EXERCISE OBJECTIVE → Return each line containing "with".

INFORMATION SHOWN →
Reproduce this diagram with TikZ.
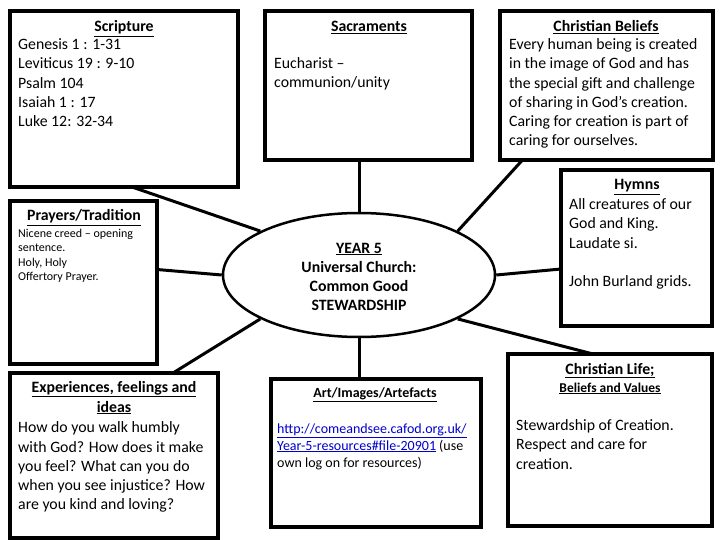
\documentclass[tikz,border=0pt]{standalone}
\usepackage{fontspec}
\setmainfont{Carlito}
\usetikzlibrary{shapes.geometric,positioning,calc}
\definecolor{linkblue}{RGB}{0,0,204}
\newcommand{\bodysize}{\fontsize{15.8}{19.2}\selectfont}

\begin{document}
\begin{tikzpicture}[x=1pt,y=-1pt,
  panel/.style={draw,line width=3.5pt,anchor=north west,inner sep=0pt,outer sep=0pt},
  spoke/.style={line width=3pt},
  head/.style={anchor=base,inner sep=0pt,font=\bodysize\bfseries},
  txt/.style={anchor=north west,inner sep=0pt,align=left,font=\bodysize,
    execute at begin node=\strut,yshift=10.44pt}]
\useasboundingbox (0,0) rectangle (720,540);
% panels
\node[panel,minimum width=228pt,minimum height=176pt] (scrip) at (10,11) {};
\node[panel,minimum width=207pt,minimum height=149pt] (sacr) at (265,11) {};
\node[panel,minimum width=213pt,minimum height=149pt] (belief) at (500,11) {};
\node[panel,minimum width=147pt,minimum height=163pt] (pray) at (10,201) {};
\node[panel,minimum width=151pt,minimum height=156pt] (hymn) at (561,170) {};
\node[panel,minimum width=208pt,minimum height=165pt] (exper) at (10,373) {};
\node[panel,minimum width=210pt,minimum height=148pt] (art) at (271,379) {};
\node[panel,minimum width=204pt,minimum height=172pt] (life) at (508,354) {};
% centre
\node[draw,ellipse,line width=2.5pt,minimum width=272pt,minimum height=124pt,inner sep=0pt,
  align=center,font=\bodysize\bfseries] (core) at (359,275)
  {\rule{0pt}{14pt}\underline{YEAR 5}\\Universal Church:\\Common Good\\STEWARDSHIP};
% spokes
\draw[spoke] (core.north) -- (core.north |- sacr.south);
\draw[spoke] (core.south) -- (core.south |- art.north);
\draw[spoke] (core.156) -- ([xshift=8pt]scrip.south);
\draw[spoke] (core.west) -- ([yshift=13pt]pray.east);
\draw[spoke] (core.204) -- ([xshift=59pt]exper.north);
\draw[spoke] (core.24) -- ([xshift=-84pt]belief.south);
\draw[spoke] (core.east) -- ([yshift=-21pt]hymn.west);
\draw[spoke] (core.336) -- ([xshift=-17pt]life.north);
% Scripture
\node[head] (scripH) at (124,32) {\underline{Scripture}};
\node[txt] (scripT) at (18,49) {Genesis 1 : 1-31\\Leviticus 19 : 9-10\\Psalm 104\\Isaiah 1 : 17\\Luke 12: 32-34};
% Sacraments
\node[head] (sacrH) at (369,32) {\underline{Sacraments}};
\node[txt] (sacrT) at (274,68) {Eucharist --\\communion/unity};
% Christian Beliefs
\node[head] (beliefH) at (606,32) {\underline{Christian Beliefs}};
\node[txt] (beliefT) at (509,49) {Every human being is created\\in the image of God and has\\the special gift and challenge\\of sharing in God’s creation.\\Caring for creation is part of\\caring for ourselves.};
% Prayers
\node[head] (prayH) at (84,221) {\underline{Prayers/Tradition}};
\node[txt,font=\fontsize{12}{14.5}\selectfont,yshift=-4.29pt] (prayT) at (18,235) {Nicene creed -- opening\\sentence.\\Holy, Holy\\Offertory Prayer.};
% Hymns
\node[head] (hymnH) at (637,190) {\underline{Hymns}};
\node[txt] (hymnT) at (569,209) {All creatures of our\\God and King.\\Laudate si.\\[19.2pt]John Burland grids.};
% Experiences
\node[head] (experH) at (114,392) {\underline{Experiences, feelings and}};
\node[head] (experH2) at (114,412) {\underline{ideas}};
\node[txt,font=\fontsize{15.8}{19.3}\selectfont] (experT) at (18,432) {How do you walk humbly\\with God? How does it make\\you feel? What can you do\\when you see injustice? How\\are you kind and loving?};
% Art
\node[head,font=\fontsize{14}{17}\selectfont\bfseries] (artH) at (375,397) {\underline{Art/Images/Artefacts}};
\node[txt,font=\fontsize{14}{17}\selectfont,yshift=-3.54pt] (artT) at (277,430) {\textcolor{linkblue}{\underline{http://comeandsee.cafod.org.uk/}}\\\textcolor{linkblue}{\underline{Year-5-resources\#file-20901}} (use\\own log on for resources)};
% Christian Life
\node[head] (lifeH) at (610,374) {\underline{Christian Life;}};
\node[head,font=\fontsize{13.5}{16}\selectfont\bfseries] (lifeS) at (610,392) {\underline{Beliefs and Values}};
\node[txt] (lifeT) at (516,430) {Stewardship of Creation.\\Respect and care for\\creation.};
\end{tikzpicture}
\end{document}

RESULT BELOW →
Reproduce this diagram with TikZ.
\node[txt,font=\fontsize{15.8}{19.3}\selectfont] (experT) at (18,432) {How do you walk humbly\\with God? How does it make\\you feel? What can you do\\when you see injustice? How\\are you kind and loving?};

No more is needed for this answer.